The distinction I’m trying to make here is that the presence of romance isn’t enough to make something a romance. Including open-door s*x scenes rather than fading to black doesn’t change this.
If you immerse yourself in almost any form of narrative-based media, chances are that you’ll find a romance as some part of the plot. Action adventure movie where things go boom? I bet there’s a girl the beefed up hero is fighting for. Angsty series about life, loss, and coming of age? Someone’s getting their first kiss. It’s practically a cliché to open every realist drama on TV with an explicit s*x scene so we know things are going to be “edgy” and “interesting.” These aren’t romances, though, and they’re not er*tica. Romance is a big part of many people’s lives, and romantic elements are a big part of many narratives, serving to establish character, build motivation, and add emotional depth, tension, catharsis, and resolution. Romance isn’t a requirement for storytelling (or in life). But if you look more closely, I think you’ll start to notice just how prevalent it is even (especially?) in books, shows, and movies that aren’t romances at all.

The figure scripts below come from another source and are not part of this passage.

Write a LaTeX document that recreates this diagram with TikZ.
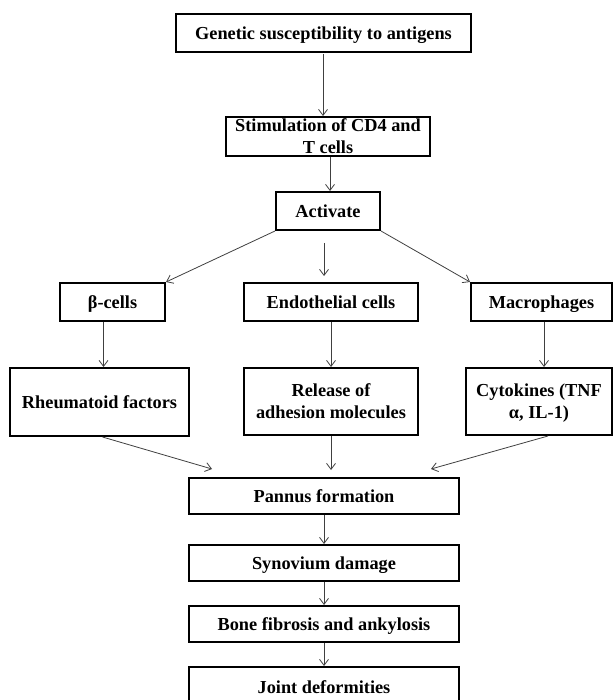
\documentclass[tikz,border=0pt]{standalone}
\usepackage{fontspec}
\setmainfont{Liberation Serif}
\usetikzlibrary{arrows.meta}
\begin{document}
\begin{tikzpicture}[x=1pt,y=-1pt,
  box/.style={draw=black,line width=2pt,fill=white,inner sep=0pt,align=center,text depth=0pt,
    font=\fontsize{18.3}{22}\selectfont\bfseries},
  arr/.style={draw=black!75,line width=0.8pt,-{Straight Barb[length=6pt,width=9pt]}}]
\useasboundingbox (0,0) rectangle (614,700);
\fill[white] (0,0) rectangle (614,700);
\clip (0,0) rectangle (614,700);
\node[box,minimum width=295pt,minimum height=38pt] (b1) at (323.5,33) {Genetic susceptibility to antigens};
\node[box,minimum width=204pt,minimum height=39pt] (b2) at (328,136.5) {Stimulation of CD4 and\\T cells};
\node[box,minimum width=104pt,minimum height=38pt] (b3) at (328,211) {Activate};
\node[box,minimum width=105pt,minimum height=38pt] (beta) at (112.5,302) {β-cells};
\node[box,minimum width=174pt,minimum height=38pt] (endo) at (331,302) {Endothelial cells};
\node[box,minimum width=141pt,minimum height=38pt] (macro) at (541.5,302) {Macrophages};
\node[box,minimum width=179pt,minimum height=68pt] (rheum) at (99.5,402) {Rheumatoid factors};
\node[box,minimum width=174pt,minimum height=67pt] (release) at (331,401.5) {Release of\\adhesion molecules};
\node[box,minimum width=146pt,minimum height=67pt] (cyto) at (539,401.5) {Cytokines (TNF\\α, IL-1)};
\node[box,minimum width=270pt,minimum height=36pt] (pannus) at (324,496) {Pannus formation};
\node[box,minimum width=270pt,minimum height=36pt] (syn) at (324,563) {Synovium damage};
\node[box,minimum width=270pt,minimum height=36pt] (bone) at (324,624) {Bone fibrosis and ankylosis};
\node[box,minimum width=270pt,minimum height=40pt] (joint) at (324,687) {Joint deformities};
\draw[arr] ([yshift=-1pt]b1.south -| 323,0) -- (323,0 |- b2.north);
\draw[arr] ([xshift=2pt]b2.south) -- ([xshift=2pt]b3.north);
\draw[arr] (b3.south west) -- (beta.north east);
\draw[arr,shorten <=12pt,shorten >=6pt] ([xshift=-4pt]b3.south) -- ([xshift=-7pt]endo.north);
\draw[arr] (b3.south east) -- (macro.north west);
\draw[arr] ([xshift=-9pt]beta.south) -- ([xshift=-9pt]beta.south |- rheum.north);
\draw[arr] (endo.south) -- (release.north);
\draw[arr] ([xshift=2.5pt]macro.south) -- ([xshift=2.5pt]macro.south |- cyto.north);
\draw[arr] ([xshift=3pt]rheum.south) -- ([shift={(24pt,8pt)}]pannus.north west);
\draw[arr] (release.south) -- ([yshift=7pt]release.south |- pannus.north);
\draw[arr] ([xshift=9pt]cyto.south) -- ([shift={(-29pt,8pt)}]pannus.north east);
\draw[arr] (pannus.south) -- (syn.north);
\draw[arr] (syn.south) -- (bone.north);
\draw[arr] (bone.south) -- (joint.north);
\end{tikzpicture}
\end{document}
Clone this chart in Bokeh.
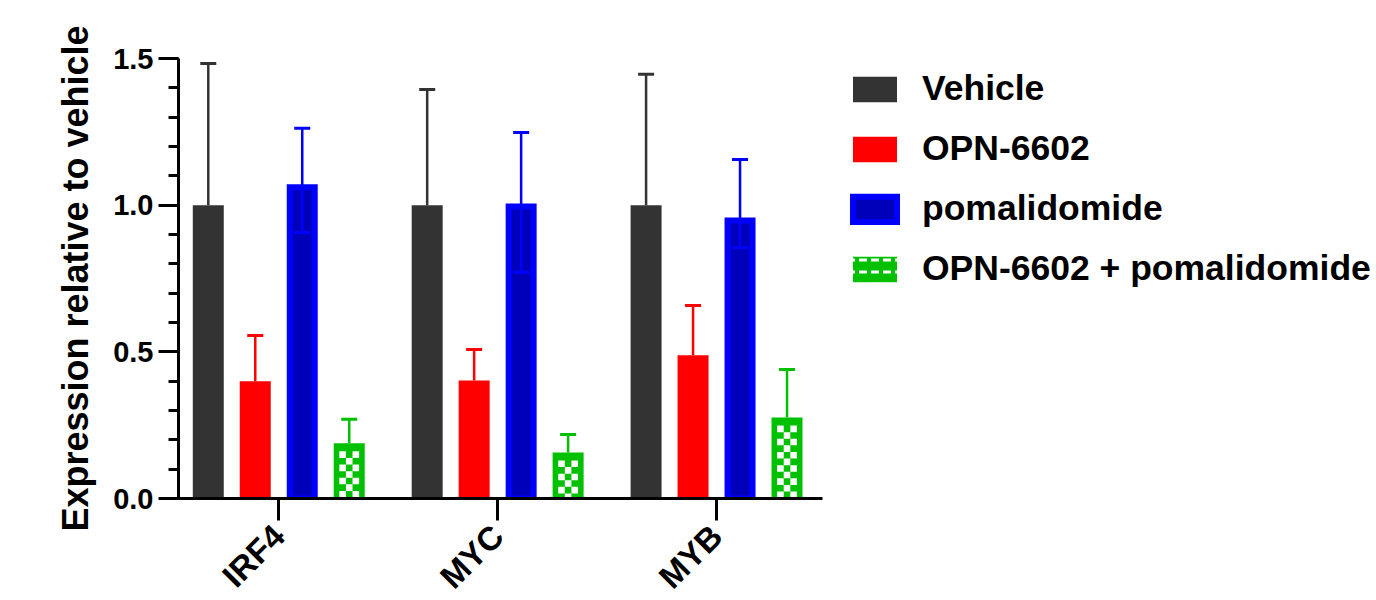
import math
import numpy as np
from bokeh.plotting import figure
from bokeh.models import (ColumnDataSource, Range1d, FixedTicker, Whisker, TeeHead,
                          Legend, LegendItem, NumeralTickFormatter)
from bokeh.embed import file_html
from bokeh.resources import INLINE

# ---------------- data ----------------
genes = ["IRF4", "MYC", "MYB"]
groups = ["Vehicle", "OPN-6602", "pomalidomide", "OPN-6602 + pomalidomide"]

vehicle = [1.0, 1.0, 1.0]
vehicle_err_hi = [1.483, 1.394, 1.446]

opn = [0.400, 0.402, 0.488]
opn_err_hi = [0.556, 0.508, 0.658]

poma = [1.071, 1.006, 0.958]
poma_err_hi = [1.262, 1.248, 1.156]
poma_err_lo = [0.907, 0.771, 0.856]

combo = [0.188, 0.157, 0.276]
combo_err_hi = [0.270, 0.218, 0.440]

y_ticks = [0.0, 0.5, 1.0, 1.5]
y_minor = [i / 10 for i in range(16)]

# ---------------- style ----------------
FONT = "Liberation Sans"
C_VEH = "#333333"
C_RED = "#FF0000"
C_BLUE = "#0000FF"
C_BLUE_FILL = "#0000BB"
C_GREEN = "#00C000"

PX_PER_X = 219.0     # pixels per category unit
PX_PER_Y = 293.3     # pixels per y unit
STEP = 47 / PX_PER_X
BAR_W = 31 / PX_PER_X

p = figure(frame_width=644, frame_height=440, output_backend="svg", toolbar_location=None,
           x_range=Range1d(-0.458, 2.484), y_range=Range1d(0, 1.5),
           min_border_left=178, min_border_right=0, min_border_top=58,
           min_border_bottom=102)
p.outline_line_color = None
p.xgrid.visible = False
p.ygrid.visible = False
p.background_fill_color = "white"
p.border_fill_color = "white"

base = np.arange(len(genes), dtype=float)
xs = [base + (k - 1.5) * STEP for k in range(4)]

# bars
r_veh = p.vbar(x=xs[0], top=vehicle, width=BAR_W, fill_color=C_VEH, line_color=None)
r_red = p.vbar(x=xs[1], top=opn, width=BAR_W, fill_color=C_RED, line_color=None)
inset_x = 3 / PX_PER_X
inset_y = 3 / PX_PER_Y
r_blue = p.vbar(x=xs[2], top=np.array(poma) - inset_y, bottom=-0.02,
                width=BAR_W - 2 * inset_x, fill_color=C_BLUE_FILL,
                line_color=C_BLUE, line_width=6, line_join="miter")
r_green = p.vbar(x=xs[3], top=combo, width=BAR_W, fill_color=C_GREEN, line_color=None)

# checker squares inside the green bars
cell = 6.6
cx = cell / PX_PER_X
cy = cell / PX_PER_Y
top_margin = 8 / PX_PER_Y
L, R, B, T = [], [], [], []
for xc, v in zip(xs[3], combo):
    y_top = v - top_margin
    r = 0
    while y_top - r * cy > 0:
        y1 = y_top - r * cy
        y0 = max(0.0, y1 - cy)
        cols = [0, 2] if r % 2 == 0 else [1]
        for c in cols:
            x0 = xc - 1.5 * cx + c * cx
            L.append(x0); R.append(x0 + cx); B.append(y0); T.append(y1)
        r += 1
p.quad(left=L, right=R, bottom=B, top=T, fill_color="white", line_color=None)

# error bars
def add_err(x, lo, hi, color, both=False):
    src = ColumnDataSource(dict(x=x, lo=lo, hi=hi))
    w = Whisker(source=src, base="x", lower="lo", upper="hi", dimension="height",
                line_color=color, line_width=2.5, level="overlay",
                upper_head=TeeHead(size=16, line_color=color, line_width=3),
                lower_head=TeeHead(size=16, line_color=color, line_width=3) if both else None)
    p.add_layout(w)

add_err(xs[0], vehicle, vehicle_err_hi, C_VEH)
add_err(xs[1], opn, opn_err_hi, C_RED)
add_err(xs[2], poma_err_lo, poma_err_hi, C_BLUE, both=True)
add_err(xs[3], combo, combo_err_hi, C_GREEN)

# legend swatch for the combination (checker look)
r_green_leg = p.vbar(x=[-10], top=[1], width=BAR_W, fill_color=C_GREEN, line_color=None,
                     hatch_pattern="horizontal_dash", hatch_color="white",
                     hatch_scale=12, hatch_weight=3)

# axes
xa = p.xaxis[0]
xa.ticker = FixedTicker(ticks=list(base))
xa.major_label_overrides = {i: g for i, g in enumerate(genes)}
xa.major_label_orientation = math.pi / 4
xa.axis_line_width = 3
xa.axis_line_color = "black"
xa.major_tick_line_width = 3
xa.major_tick_out = 22
xa.major_tick_in = 0
xa.minor_tick_line_color = None
xa.major_label_text_font = FONT
xa.major_label_text_font_style = "bold"
xa.major_label_text_font_size = "33px"
xa.major_label_text_color = "black"
xa.major_label_standoff = 10

ya = p.yaxis[0]
ya.ticker = FixedTicker(ticks=y_ticks, minor_ticks=y_minor)
ya.formatter = NumeralTickFormatter(format="0.0")
ya.axis_line_width = 3
ya.axis_line_color = "black"
ya.major_tick_line_width = 3
ya.major_tick_out = 20
ya.major_tick_in = 0
ya.minor_tick_line_width = 3
ya.minor_tick_out = 10
ya.minor_tick_in = 0
ya.major_label_text_font = FONT
ya.major_label_text_font_style = "bold"
ya.major_label_text_font_size = "29px"
ya.major_label_text_color = "black"
ya.major_label_standoff = 5
ya.axis_label = "Expression relative to vehicle"
ya.axis_label_text_font = FONT
ya.axis_label_text_font_style = "bold"
ya.axis_label_text_font_size = "36px"
ya.axis_label_text_color = "black"
ya.axis_label_standoff = 14

# legend
items = [LegendItem(label=groups[0], renderers=[r_veh]),
         LegendItem(label=groups[1], renderers=[r_red]),
         LegendItem(label=groups[2], renderers=[r_blue]),
         LegendItem(label=groups[3], renderers=[r_green_leg])]
legend = Legend(items=items, location=(25, 209), orientation="vertical",
                glyph_width=55, glyph_height=32, label_height=32, spacing=19,
                label_standoff=20, padding=0, margin=0,
                border_line_color=None, background_fill_alpha=0,
                label_text_font=FONT, label_text_font_style="bold",
                label_text_font_size="35.5px", label_text_color="black")
p.add_layout(legend, "right")

open("out.html", "w").write(file_html(p, INLINE))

So, are you writing a romance? I suspect probably not. But read some speculative romances and see if that’s a genre that excites you and is something you want your own book to be. Read speculative novels that aren’t specifically categorized as romances and see if that feels like a better fit instead. There’s no right or wrong answer to what your book is going to be, and you’re asking the right questions to make sure that what you’re writing is meeting what agents and future readers are going to expect when they pick up your book.
As for er*t*ca, the answer is the same: this is its own distinct genre with its own expectations. Look for romance publishers who specifically publish er*tica in order to get a sense of the genre and how it differs from other forms of fiction that have explicit s*x in them. Er*tica and er*otic romance aren’t even the same genre—that’s how big all these distinctions are! It’s not the presence of s*x that makes a novel er*tica, or an er*tic romance—it’s the role and function of s*x in the plot and character arc, and the way the novel favors s*xual content as the spine of the narrative over other forms of narrative work.
There are SO MANY mainstream novels with explicit content and/or deeply s*xual undertones (or overtones) that aren’t categorized as romance or er*tica at all. Call Me By Your Name, The English Patient, Sula, Vladimir, I Keep My Exoskeletons to Myself, All Night Pharmacy, Atonement, Prodigal Summer, The Corrections, Amy and Isabelle, The Shards, My Dark Vanessa, The Seven Moons of Maali Almeida — I’m scanning my ereader and came up with this list in two seconds. You’ll have your own list and your own opinions. The point is that sxual content is commonplace in literature and your book is not going to be too hot for publishers or readers to handle. The answer to how much is too much is about what works in your own writing, in your own novel, and how it’s earned its place as essential to the story you’re telling. You won’t necessarily know the answer to that until you finish writing.
So keep reading, keep writing, and keep going!